Per il resto, promosso in pieno.
David Valentini
L’ha combinata davvero grossa questo professore, ormai ex, che si è ridotto a fare il guardiano notturno e ad abitare su una barca attraccata a un molo da cui può meditare sulla sua disastrata esistenza. Poi, all’ improvviso, questo docente rimasto indietro con gli esami dell’Università della Vita, decide di andare a caccia dei suoi vecchi amori, ossia, donne che gli ronzavano intorno quando era un giovanotto.
Il nuovo romanzo di Roberto Saporito ha per protagonista un disadattato italiota, ma che vuole fare il verso ai libertini della beat generation.
Libertinaggio, ossia, un vizietto che, oltre a cacciarlo nei guai, lo farà apparire ancor più fuori luogo. Insomma, il nostro eroe è una contraddizione in carne e ossa, da una parte vive con spensieratezza la sua sindrome di Peter Pan, dall’altra, si lascia trascinare dagli eventi accettando la sua inettitudine.
La sua unica decisione: non decidere.
Saporito ci racconta tutto con estrema leggerezza.
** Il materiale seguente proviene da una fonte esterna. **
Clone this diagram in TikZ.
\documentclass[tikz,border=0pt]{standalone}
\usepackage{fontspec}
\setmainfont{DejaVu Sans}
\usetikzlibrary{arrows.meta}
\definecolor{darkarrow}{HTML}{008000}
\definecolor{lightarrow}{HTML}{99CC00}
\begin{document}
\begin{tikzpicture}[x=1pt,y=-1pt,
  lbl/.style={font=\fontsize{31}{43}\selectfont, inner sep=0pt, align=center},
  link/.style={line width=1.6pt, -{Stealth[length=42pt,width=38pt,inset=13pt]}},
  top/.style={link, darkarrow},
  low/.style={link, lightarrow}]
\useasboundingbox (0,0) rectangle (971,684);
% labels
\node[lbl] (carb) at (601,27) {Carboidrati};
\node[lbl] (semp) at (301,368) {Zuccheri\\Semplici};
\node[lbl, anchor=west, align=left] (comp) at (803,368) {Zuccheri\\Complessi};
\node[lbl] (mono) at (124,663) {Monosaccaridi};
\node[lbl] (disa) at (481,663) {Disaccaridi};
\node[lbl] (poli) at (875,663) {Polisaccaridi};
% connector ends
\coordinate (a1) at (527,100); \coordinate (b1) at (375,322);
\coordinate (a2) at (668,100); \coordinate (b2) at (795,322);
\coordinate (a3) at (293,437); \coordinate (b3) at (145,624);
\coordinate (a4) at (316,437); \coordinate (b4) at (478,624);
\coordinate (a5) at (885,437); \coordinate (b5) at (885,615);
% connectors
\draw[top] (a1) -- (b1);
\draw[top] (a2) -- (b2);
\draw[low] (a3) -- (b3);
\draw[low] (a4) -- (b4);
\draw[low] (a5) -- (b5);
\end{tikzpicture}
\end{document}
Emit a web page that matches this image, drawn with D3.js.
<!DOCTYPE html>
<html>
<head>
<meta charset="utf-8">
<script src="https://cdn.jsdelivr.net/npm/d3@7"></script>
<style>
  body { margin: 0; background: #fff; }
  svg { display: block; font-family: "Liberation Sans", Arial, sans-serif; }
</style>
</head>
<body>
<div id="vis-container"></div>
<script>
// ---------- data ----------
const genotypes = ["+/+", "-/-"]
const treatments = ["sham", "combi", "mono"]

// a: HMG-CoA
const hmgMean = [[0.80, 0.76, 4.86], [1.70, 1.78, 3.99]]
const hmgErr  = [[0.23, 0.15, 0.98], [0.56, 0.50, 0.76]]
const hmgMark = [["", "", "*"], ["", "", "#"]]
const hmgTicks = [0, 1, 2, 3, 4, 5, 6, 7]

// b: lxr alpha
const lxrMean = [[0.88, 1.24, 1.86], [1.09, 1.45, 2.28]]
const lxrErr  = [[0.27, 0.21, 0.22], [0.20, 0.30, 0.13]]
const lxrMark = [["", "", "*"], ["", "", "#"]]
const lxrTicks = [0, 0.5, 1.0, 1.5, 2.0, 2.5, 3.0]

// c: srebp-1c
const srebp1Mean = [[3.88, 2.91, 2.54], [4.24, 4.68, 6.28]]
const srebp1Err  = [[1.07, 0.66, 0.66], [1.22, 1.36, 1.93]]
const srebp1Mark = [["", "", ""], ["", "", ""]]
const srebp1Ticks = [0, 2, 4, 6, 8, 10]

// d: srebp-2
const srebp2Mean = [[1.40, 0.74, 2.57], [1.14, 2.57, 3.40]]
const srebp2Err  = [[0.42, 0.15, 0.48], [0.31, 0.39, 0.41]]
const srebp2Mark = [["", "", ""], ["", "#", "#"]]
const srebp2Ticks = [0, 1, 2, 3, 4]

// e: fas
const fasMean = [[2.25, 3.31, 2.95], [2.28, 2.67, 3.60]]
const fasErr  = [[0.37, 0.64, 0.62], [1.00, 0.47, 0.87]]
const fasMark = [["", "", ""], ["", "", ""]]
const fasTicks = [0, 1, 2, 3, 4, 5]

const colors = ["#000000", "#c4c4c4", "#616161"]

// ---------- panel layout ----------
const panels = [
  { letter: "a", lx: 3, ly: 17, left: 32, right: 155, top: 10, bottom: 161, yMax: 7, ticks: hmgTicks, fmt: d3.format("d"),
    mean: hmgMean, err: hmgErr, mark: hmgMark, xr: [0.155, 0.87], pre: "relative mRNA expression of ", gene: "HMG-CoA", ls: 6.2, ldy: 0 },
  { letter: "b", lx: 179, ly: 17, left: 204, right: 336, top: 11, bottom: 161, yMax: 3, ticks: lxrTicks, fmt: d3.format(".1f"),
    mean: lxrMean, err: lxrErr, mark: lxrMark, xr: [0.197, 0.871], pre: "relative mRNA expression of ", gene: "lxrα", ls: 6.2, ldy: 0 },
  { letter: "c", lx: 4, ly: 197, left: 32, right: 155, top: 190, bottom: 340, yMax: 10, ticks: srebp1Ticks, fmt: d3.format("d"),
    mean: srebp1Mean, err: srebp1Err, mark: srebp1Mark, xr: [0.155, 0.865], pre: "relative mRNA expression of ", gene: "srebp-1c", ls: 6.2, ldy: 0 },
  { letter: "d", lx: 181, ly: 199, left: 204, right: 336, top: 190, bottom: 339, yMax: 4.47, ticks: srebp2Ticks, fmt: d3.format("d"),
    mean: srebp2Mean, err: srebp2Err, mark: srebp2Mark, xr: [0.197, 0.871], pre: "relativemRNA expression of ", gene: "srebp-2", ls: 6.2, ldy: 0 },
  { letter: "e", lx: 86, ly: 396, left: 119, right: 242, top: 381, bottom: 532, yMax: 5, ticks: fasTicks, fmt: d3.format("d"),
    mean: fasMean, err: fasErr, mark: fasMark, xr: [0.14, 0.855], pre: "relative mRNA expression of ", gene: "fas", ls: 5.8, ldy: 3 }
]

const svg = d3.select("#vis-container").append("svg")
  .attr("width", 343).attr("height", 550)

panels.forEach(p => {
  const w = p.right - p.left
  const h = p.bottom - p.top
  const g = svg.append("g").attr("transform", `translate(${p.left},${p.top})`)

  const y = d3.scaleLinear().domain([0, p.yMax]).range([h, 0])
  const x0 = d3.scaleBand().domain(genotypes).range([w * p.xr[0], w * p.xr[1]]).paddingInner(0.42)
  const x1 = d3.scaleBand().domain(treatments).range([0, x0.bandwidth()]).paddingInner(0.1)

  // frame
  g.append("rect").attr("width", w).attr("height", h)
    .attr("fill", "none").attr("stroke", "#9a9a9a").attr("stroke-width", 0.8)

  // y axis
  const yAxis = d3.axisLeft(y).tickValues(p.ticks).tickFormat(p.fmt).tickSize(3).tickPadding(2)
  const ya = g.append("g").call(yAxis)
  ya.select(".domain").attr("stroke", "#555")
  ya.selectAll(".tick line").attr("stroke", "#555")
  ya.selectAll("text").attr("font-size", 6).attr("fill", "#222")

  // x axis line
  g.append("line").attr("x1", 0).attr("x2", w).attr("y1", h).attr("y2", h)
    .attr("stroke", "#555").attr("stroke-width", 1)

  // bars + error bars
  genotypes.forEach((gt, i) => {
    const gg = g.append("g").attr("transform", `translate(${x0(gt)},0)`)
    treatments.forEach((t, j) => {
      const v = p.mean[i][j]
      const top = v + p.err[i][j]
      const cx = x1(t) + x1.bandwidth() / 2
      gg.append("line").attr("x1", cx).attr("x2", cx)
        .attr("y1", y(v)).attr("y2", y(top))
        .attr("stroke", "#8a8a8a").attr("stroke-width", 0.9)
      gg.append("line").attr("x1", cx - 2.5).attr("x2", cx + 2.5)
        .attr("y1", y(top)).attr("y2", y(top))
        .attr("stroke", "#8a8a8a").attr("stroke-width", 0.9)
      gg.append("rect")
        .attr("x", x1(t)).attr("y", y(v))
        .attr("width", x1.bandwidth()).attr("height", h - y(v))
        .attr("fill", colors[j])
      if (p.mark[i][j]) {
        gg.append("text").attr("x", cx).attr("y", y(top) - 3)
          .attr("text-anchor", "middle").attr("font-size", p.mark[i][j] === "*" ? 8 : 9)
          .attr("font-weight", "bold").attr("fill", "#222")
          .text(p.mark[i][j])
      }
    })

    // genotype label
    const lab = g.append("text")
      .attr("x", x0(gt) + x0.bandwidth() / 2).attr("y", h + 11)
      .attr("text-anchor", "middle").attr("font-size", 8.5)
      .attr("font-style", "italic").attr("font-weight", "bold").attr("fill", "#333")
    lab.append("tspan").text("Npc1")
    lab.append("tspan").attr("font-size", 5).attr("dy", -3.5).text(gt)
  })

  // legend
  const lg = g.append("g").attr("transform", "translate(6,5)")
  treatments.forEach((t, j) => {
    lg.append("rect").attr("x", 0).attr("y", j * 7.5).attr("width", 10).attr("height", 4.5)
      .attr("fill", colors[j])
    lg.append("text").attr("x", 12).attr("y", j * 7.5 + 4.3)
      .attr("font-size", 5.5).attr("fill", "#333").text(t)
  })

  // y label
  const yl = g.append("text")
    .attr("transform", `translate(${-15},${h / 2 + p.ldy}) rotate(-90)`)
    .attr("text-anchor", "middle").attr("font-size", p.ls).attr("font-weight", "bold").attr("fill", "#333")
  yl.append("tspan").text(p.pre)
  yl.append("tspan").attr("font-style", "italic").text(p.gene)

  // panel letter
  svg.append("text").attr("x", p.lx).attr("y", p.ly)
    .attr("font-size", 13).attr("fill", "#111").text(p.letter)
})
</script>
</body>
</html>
La voce narrante, ossia, un tu accusatorio che ci racconta le peripezie di questo fallito in cerca di fortuna, ci mostra ogni cosa con un tono cinico, diretto, senza giri di parole. La caduta perpetua di questo individuo, che si caccia nei guai per un manipolo di donne annoiate, è raccontata con ilarità. D’altronde, perché disperarsi per chi decide liberamente il proprio destino e, soprattutto, perché questo ex professore in cerca di malattie veneree dovrebbe redimersi?
Lo stile di Saporito è minimalista. Nei suoi romanzi brevi ciò che è straordinario si sussegue con ordinarietà. Non c’è un colpo di scena, anzi, i suoi personaggi vivono tutto con la giusta indifferenza. Lo scrittore piemontese, infatti, dà forma a uomini stoici che indomiti attraversano gli eventi, che si abbandonano completamente alla vita senza resisterle. Nel caso specifico, l’ex docente lo farà a bordo della sua Vespa.
Pertanto, cos’è Come una barca sul cemento?
È un romanzo che sfrutta il susseguirsi degli eventi per mettere in mostra il dramma personale di un uomo che non vuole rassegnarsi all’incedere del tempo, anche se vorrebbe dimostrare il contrario. Ma è proprio mentendo a se stessi che si commettono gli errori peggiori, ed è in questi momenti di menzognera vitalità che la voce narrante sgrida il protagonista dal molo di un porto sepolto.